_GIVEN EXERCISE_
Take the listing from its first line through the line that contains "const INK = '#141414';" and please retype those lines exactly, leaving out the pictures.

_GIVEN INFORMATION_
══════════

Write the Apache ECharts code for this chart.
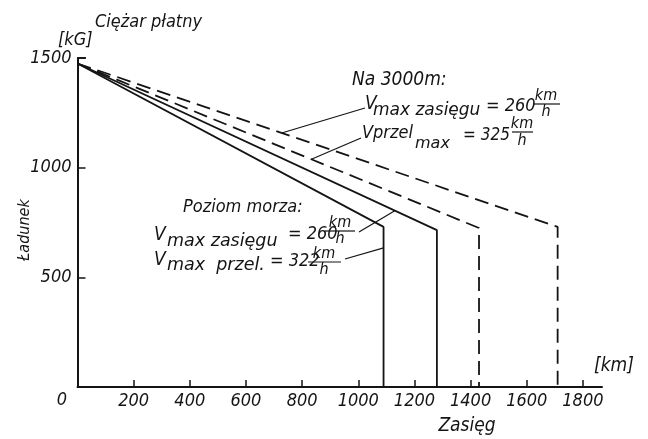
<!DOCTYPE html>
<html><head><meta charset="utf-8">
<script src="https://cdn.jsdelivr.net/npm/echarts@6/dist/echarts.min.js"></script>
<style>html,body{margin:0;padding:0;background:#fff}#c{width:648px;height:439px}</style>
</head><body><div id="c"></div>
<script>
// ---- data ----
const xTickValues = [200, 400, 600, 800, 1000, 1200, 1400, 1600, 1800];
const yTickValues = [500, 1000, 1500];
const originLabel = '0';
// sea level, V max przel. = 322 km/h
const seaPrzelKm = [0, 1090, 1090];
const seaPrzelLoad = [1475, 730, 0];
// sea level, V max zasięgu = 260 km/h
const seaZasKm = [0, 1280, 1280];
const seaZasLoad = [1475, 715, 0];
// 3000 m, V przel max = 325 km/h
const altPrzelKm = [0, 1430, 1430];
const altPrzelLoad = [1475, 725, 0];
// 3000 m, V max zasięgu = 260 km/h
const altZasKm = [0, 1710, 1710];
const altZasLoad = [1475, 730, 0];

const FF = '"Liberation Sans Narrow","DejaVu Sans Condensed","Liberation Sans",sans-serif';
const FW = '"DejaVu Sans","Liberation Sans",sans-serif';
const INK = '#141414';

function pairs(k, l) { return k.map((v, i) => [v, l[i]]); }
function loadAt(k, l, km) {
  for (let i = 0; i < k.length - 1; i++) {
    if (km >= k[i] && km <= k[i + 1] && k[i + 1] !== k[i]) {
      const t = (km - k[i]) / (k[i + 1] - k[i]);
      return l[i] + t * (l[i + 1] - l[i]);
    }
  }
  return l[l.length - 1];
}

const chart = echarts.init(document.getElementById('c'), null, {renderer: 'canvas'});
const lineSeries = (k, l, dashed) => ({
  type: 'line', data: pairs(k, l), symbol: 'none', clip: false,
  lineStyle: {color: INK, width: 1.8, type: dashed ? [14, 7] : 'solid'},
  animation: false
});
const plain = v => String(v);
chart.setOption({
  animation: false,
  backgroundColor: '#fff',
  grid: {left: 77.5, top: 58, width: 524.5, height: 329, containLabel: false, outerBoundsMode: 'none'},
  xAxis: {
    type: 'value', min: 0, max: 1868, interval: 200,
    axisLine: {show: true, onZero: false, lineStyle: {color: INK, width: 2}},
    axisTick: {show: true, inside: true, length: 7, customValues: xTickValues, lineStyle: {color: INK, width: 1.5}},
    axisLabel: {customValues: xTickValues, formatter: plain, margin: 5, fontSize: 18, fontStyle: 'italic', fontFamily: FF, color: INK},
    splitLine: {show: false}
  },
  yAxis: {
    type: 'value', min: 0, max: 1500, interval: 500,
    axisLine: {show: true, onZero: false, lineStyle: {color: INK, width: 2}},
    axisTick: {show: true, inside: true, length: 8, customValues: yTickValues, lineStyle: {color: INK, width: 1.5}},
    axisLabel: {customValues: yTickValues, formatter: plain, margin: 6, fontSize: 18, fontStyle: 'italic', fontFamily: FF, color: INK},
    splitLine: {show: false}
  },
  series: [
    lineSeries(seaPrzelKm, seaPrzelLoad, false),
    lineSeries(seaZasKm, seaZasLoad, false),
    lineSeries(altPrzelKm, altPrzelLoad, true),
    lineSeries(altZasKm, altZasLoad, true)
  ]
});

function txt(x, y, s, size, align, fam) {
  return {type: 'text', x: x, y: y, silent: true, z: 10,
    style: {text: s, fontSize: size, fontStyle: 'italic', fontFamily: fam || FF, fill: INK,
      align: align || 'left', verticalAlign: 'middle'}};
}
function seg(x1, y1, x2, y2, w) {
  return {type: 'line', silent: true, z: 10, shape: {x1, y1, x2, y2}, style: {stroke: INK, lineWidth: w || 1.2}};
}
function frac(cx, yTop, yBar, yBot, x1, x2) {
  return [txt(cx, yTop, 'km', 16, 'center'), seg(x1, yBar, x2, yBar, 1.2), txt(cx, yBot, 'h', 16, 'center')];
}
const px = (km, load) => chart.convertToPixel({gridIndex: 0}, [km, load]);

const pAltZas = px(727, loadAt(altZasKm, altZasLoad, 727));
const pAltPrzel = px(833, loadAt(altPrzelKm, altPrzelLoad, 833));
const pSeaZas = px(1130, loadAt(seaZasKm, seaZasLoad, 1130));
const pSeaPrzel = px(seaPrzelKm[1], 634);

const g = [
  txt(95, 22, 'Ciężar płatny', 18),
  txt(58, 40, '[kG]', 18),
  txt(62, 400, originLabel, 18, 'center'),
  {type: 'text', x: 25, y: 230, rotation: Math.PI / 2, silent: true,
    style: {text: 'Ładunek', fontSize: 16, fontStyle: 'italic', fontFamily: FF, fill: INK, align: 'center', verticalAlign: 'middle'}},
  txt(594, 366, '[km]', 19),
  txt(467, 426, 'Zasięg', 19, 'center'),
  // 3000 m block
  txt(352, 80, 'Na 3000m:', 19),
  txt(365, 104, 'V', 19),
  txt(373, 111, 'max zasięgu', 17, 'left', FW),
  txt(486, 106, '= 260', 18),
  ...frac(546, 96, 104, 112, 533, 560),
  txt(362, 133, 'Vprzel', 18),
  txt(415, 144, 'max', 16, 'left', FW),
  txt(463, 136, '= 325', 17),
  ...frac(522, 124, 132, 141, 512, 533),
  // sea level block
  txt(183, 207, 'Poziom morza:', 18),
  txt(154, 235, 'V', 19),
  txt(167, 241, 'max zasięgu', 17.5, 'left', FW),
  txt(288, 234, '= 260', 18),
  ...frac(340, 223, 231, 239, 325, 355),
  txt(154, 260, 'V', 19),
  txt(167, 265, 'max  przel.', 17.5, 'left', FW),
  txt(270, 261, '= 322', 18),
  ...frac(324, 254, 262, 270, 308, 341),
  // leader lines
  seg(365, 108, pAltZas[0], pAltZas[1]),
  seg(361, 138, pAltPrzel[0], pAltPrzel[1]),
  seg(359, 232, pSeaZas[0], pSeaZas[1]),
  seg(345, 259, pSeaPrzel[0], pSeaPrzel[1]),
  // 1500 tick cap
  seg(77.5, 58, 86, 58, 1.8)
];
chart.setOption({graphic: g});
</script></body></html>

══════════

_RESULT OF THIS TASK_
Write the Apache ECharts code for this chart.
<!DOCTYPE html>
<html><head><meta charset="utf-8">
<script src="https://cdn.jsdelivr.net/npm/echarts@6/dist/echarts.min.js"></script>
<style>html,body{margin:0;padding:0;background:#fff}#c{width:648px;height:439px}</style>
</head><body><div id="c"></div>
<script>
// ---- data ----
const xTickValues = [200, 400, 600, 800, 1000, 1200, 1400, 1600, 1800];
const yTickValues = [500, 1000, 1500];
const originLabel = '0';
// sea level, V max przel. = 322 km/h
const seaPrzelKm = [0, 1090, 1090];
const seaPrzelLoad = [1475, 730, 0];
// sea level, V max zasięgu = 260 km/h
const seaZasKm = [0, 1280, 1280];
const seaZasLoad = [1475, 715, 0];
// 3000 m, V przel max = 325 km/h
const altPrzelKm = [0, 1430, 1430];
const altPrzelLoad = [1475, 725, 0];
// 3000 m, V max zasięgu = 260 km/h
const altZasKm = [0, 1710, 1710];
const altZasLoad = [1475, 730, 0];

const FF = '"Liberation Sans Narrow","DejaVu Sans Condensed","Liberation Sans",sans-serif';
const FW = '"DejaVu Sans","Liberation Sans",sans-serif';
const INK = '#141414';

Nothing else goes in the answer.